Power Point
(Dave Lauridsen)
At a former power station with a deep history, modern life is humming along as the 1906 building acts as a location for film screenings, art shows, weddings and photo shoots. The Huron Substation in Cypress Park, the second-oldest surviving substation in Los Angeles and No. 404 on the city's list of cultural-historic monuments, once housed equipment to power the L.A. Railway's Yellow Cars.

Owner Meike Kopp, an event producer and property developer, is currently working to bring it up to code as her full-time residence. "When I bought the substation it didn't have hot water, heating or insulation," she says. "I was washing my dishes outside with the hose."

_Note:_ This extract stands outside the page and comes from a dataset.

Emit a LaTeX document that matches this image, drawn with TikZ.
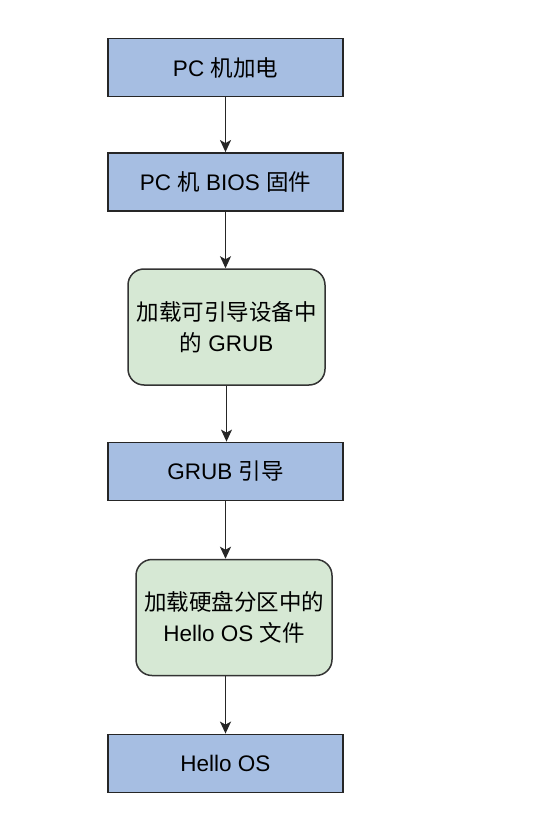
\documentclass[tikz,border=0pt]{standalone}
\usepackage{fontspec}
\setmainfont{Liberation Sans}
\newfontfamily\cjk{Noto Sans CJK SC}
\usetikzlibrary{arrows.meta}
\definecolor{stepblue}{HTML}{A6BEE2}
\definecolor{stepgreen}{HTML}{D6E8D4}
\tikzset{
  bluebox/.style={draw=black!85, line width=1.8pt, fill=stepblue, minimum width=235pt, minimum height=58pt, inner sep=0pt},
  greenbox/.style={draw=black!80, line width=1.5pt, fill=stepgreen, rounded corners=16pt, minimum width=197pt, minimum height=116pt, align=center, inner sep=0pt},
  flow/.style={line width=1.8pt, black!85, -{Stealth[length=12pt, width=11pt, inset=3pt]}}
}
\begin{document}
\begin{tikzpicture}[x=1pt, y=1pt, font=\fontsize{22.5}{31}\selectfont]
    \useasboundingbox (0,0) rectangle (539,-834);
    % boot steps
    \node[bluebox] (power) at (225.5,-67.5) {PC {\cjk 机加电}};
    \node[bluebox] (bios) at (225.5,-182) {PC {\cjk 机} BIOS {\cjk 固件}};
    \node[greenbox] (loadgrub) at (226.5,-327) {{\cjk 加载可引导设备中}\\{\cjk 的} GRUB};
    \node[bluebox] (grub) at (225.5,-471.5) {GRUB {\cjk 引导}};
    \node[greenbox, minimum width=196pt] (loados) at (234,-617.5) {{\cjk 加载硬盘分区中的}\\Hello OS {\cjk 文件}};
    \node[bluebox] (hello) at (225.5,-763.5) {Hello OS};
    % arrows
    \draw[flow] (power) -- (bios);
    \draw[flow, line width=1.2pt] (bios) -- (bios.south |- loadgrub.north);
    \draw[flow, line width=1.2pt] (loadgrub) -- (loadgrub.south |- grub.north);
    \draw[flow] (grub.south) -- (grub.south |- loados.north);
    \draw[flow] (grub.south |- loados.south) -- (hello.north);
\end{tikzpicture}
\end{document}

Today, there is hot water but no insulation, and she says it may never be installed: "I don't want to ruin the integrity of the building by covering up the beautiful antique brick." She's considering environmentally friendly radiant wall panels for heat. "They're flat, more like European radiators, and can be located below eye level," says the German-born Kopp. "That makes more sense."

Right now, she plans to keep the former electrical transformer room (32 by 46 feet) as a space for large events. An adjacent area and part of the mezzanine are reserved for her private living quarters. On the mezzanine, a corner room with Shoji-esque sliding doors is used as a playroom for Kopp's 9-year-old son and his friends, as well as a place for brides to dress and actors to have their hair and makeup done when she rents the space.

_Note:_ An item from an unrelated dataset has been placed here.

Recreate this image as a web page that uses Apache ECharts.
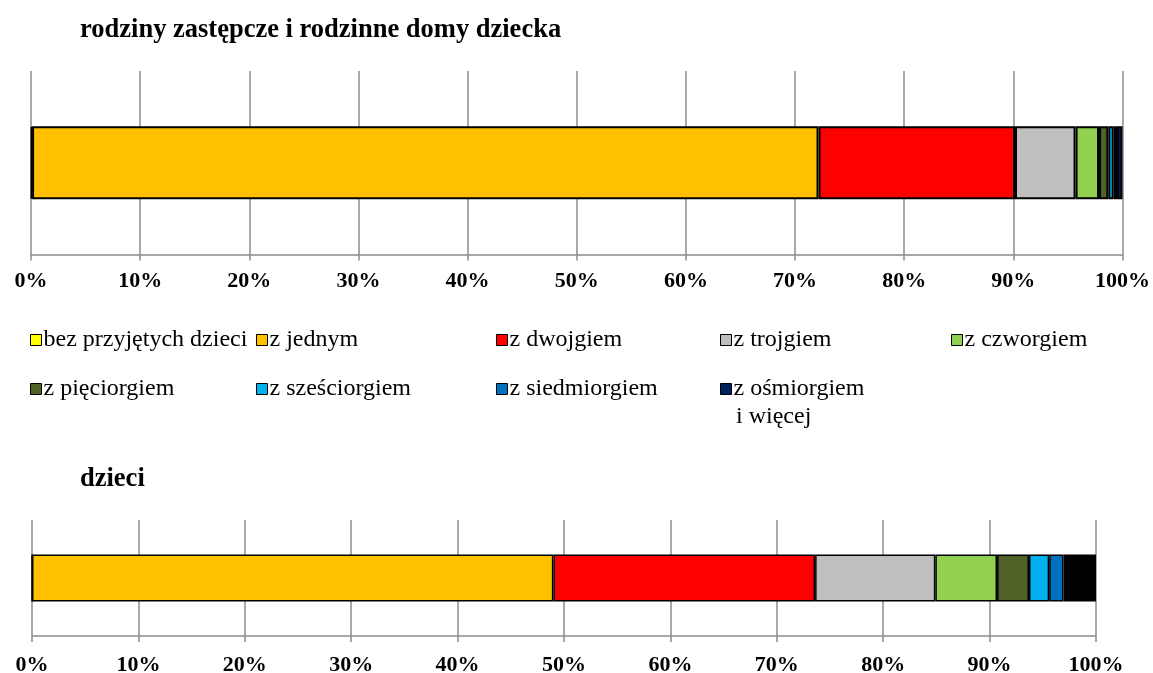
<!DOCTYPE html>
<html>
<head>
<meta charset="utf-8">
<script src="https://cdn.jsdelivr.net/npm/echarts@6/dist/echarts.min.js"></script>
<style>
  html, body { margin: 0; padding: 0; background: #fff; }
  #chart { width: 1153px; height: 673px; }
</style>
</head>
<body>
<div id="chart"></div>
<script>
// ---- data ----
const panelTitles = ['rodziny zastępcze i rodzinne domy dziecka', 'dzieci'];
const seriesNames = ['bez przyjętych dzieci', 'z jednym', 'z dwojgiem', 'z trojgiem', 'z czworgiem',
                     'z pięciorgiem', 'z sześciorgiem', 'z siedmiorgiem', 'z ośmiorgiem i więcej'];
const familiesValues = [0.1, 72.05, 18.0, 5.55, 2.15, 0.85, 0.5, 0.3, 0.5];
const childrenValues = [0, 49.0, 24.6, 11.3, 5.8, 3.0, 1.9, 1.35, 3.05];
const axisMin = 0, axisMax = 100, axisStep = 10;

// ---- styles ----
const FONT = '"Liberation Serif", "Times New Roman", serif';
const colorsTop = ['#FFFF00', '#FFC000', '#FF0000', '#BFBFBF', '#92D050', '#4F6228', '#00B0F0', '#0070C0', '#002060'];
const colorsBottom = ['#FFFF00', '#FFC000', '#FF0000', '#BFBFBF', '#92D050', '#4F6228', '#00B0F0', '#0070C0', '#000000'];
const gridColor = '#8c8c8c';

const chart = echarts.init(document.getElementById('chart'));

function xAxisFor(gridIndex, margin) {
  return {
    type: 'value', gridIndex: gridIndex, min: axisMin, max: axisMax, interval: axisStep,
    axisLine: { show: true, lineStyle: { color: gridColor, width: 1.5 } },
    axisTick: { show: true, length: 6, lineStyle: { color: gridColor, width: 1.5 } },
    splitLine: { show: true, lineStyle: { color: gridColor, width: 1.5 } },
    axisLabel: { formatter: '{value}%', color: '#000', fontFamily: FONT, fontWeight: 'bold', fontSize: 22, margin: margin }
  };
}

const series = [];
seriesNames.forEach((name, i) => {
  series.push({
    name: name, type: 'bar', stack: 'top', xAxisIndex: 0, yAxisIndex: 0,
    barWidth: 73, data: [familiesValues[i]],
    itemStyle: { color: colorsTop[i], borderColor: '#000', borderWidth: 2 },
    emphasis: { disabled: true }, animation: false
  });
});
seriesNames.forEach((name, i) => {
  series.push({
    name: name, type: 'bar', stack: 'bottom', xAxisIndex: 1, yAxisIndex: 1,
    barWidth: 47, data: [childrenValues[i]],
    itemStyle: { color: colorsBottom[i], borderColor: '#000', borderWidth: 1.5 },
    emphasis: { disabled: true }, animation: false
  });
});

const legendPos = [[30, 327], [256, 327], [496, 327], [720, 327], [951, 327],
                   [30, 376], [256, 376], [496, 376], [720, 376]];
const legends = seriesNames.map((name, i) => ({
  data: [name], left: legendPos[i][0], top: legendPos[i][1], padding: 0,
  itemWidth: 11, itemHeight: 11, icon: 'rect', selectedMode: false,
  itemStyle: { borderColor: '#000', borderWidth: 1 },
  formatter: n => n === 'z ośmiorgiem i więcej' ? 'z ośmiorgiem' : n,
  textStyle: { fontFamily: FONT, fontSize: 24, lineHeight: 26, color: '#000', padding: [0, 0, 0, -3] }
}));

chart.setOption({
  backgroundColor: '#fff',
  animation: false,
  title: [
    { text: panelTitles[0], left: 75, top: 12, textStyle: { fontFamily: FONT, fontWeight: 'bold', fontSize: 26.5, color: '#000' } },
    { text: panelTitles[1], left: 75, top: 461, textStyle: { fontFamily: FONT, fontWeight: 'bold', fontSize: 26.5, color: '#000' } }
  ],
  legend: legends,
  graphic: [
    { type: 'text', left: 736, top: 405, style: { text: 'i więcej', fontFamily: FONT, fontSize: 24, fill: '#000' } }
  ],
  grid: [
    { left: 31, width: 1091.5, top: 71, height: 183.5, outerBoundsMode: 'none', containLabel: false },
    { left: 32, width: 1064, top: 520, height: 116, outerBoundsMode: 'none', containLabel: false }
  ],
  xAxis: [xAxisFor(0, 16), xAxisFor(1, 18)],
  yAxis: [
    { type: 'category', gridIndex: 0, data: [panelTitles[0]], show: false },
    { type: 'category', gridIndex: 1, data: [panelTitles[1]], show: false }
  ],
  series: series
});
</script>
</body>
</html>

Kopp--a single parent on a shoestring budget--has hit on ingenious ways to deck out the former substation. A steel cable routed around the beams and threaded with Ikea curtains defines the master bedroom. A large branch decorated with crystals, birds and Christmas lights acts as a romantic chandelier. In the renovated kitchen, an 11-foot-long Sequoia slab functions as a center island.

On hot summer nights, a large fan helps cool the masonry building, billowing the bedroom curtains. "It's really lovely and romantic to sleep here," Kopp says. "This old building reminds me so much of Europe--it has so much history and character--that's not so easy to find in L.A. I just love it."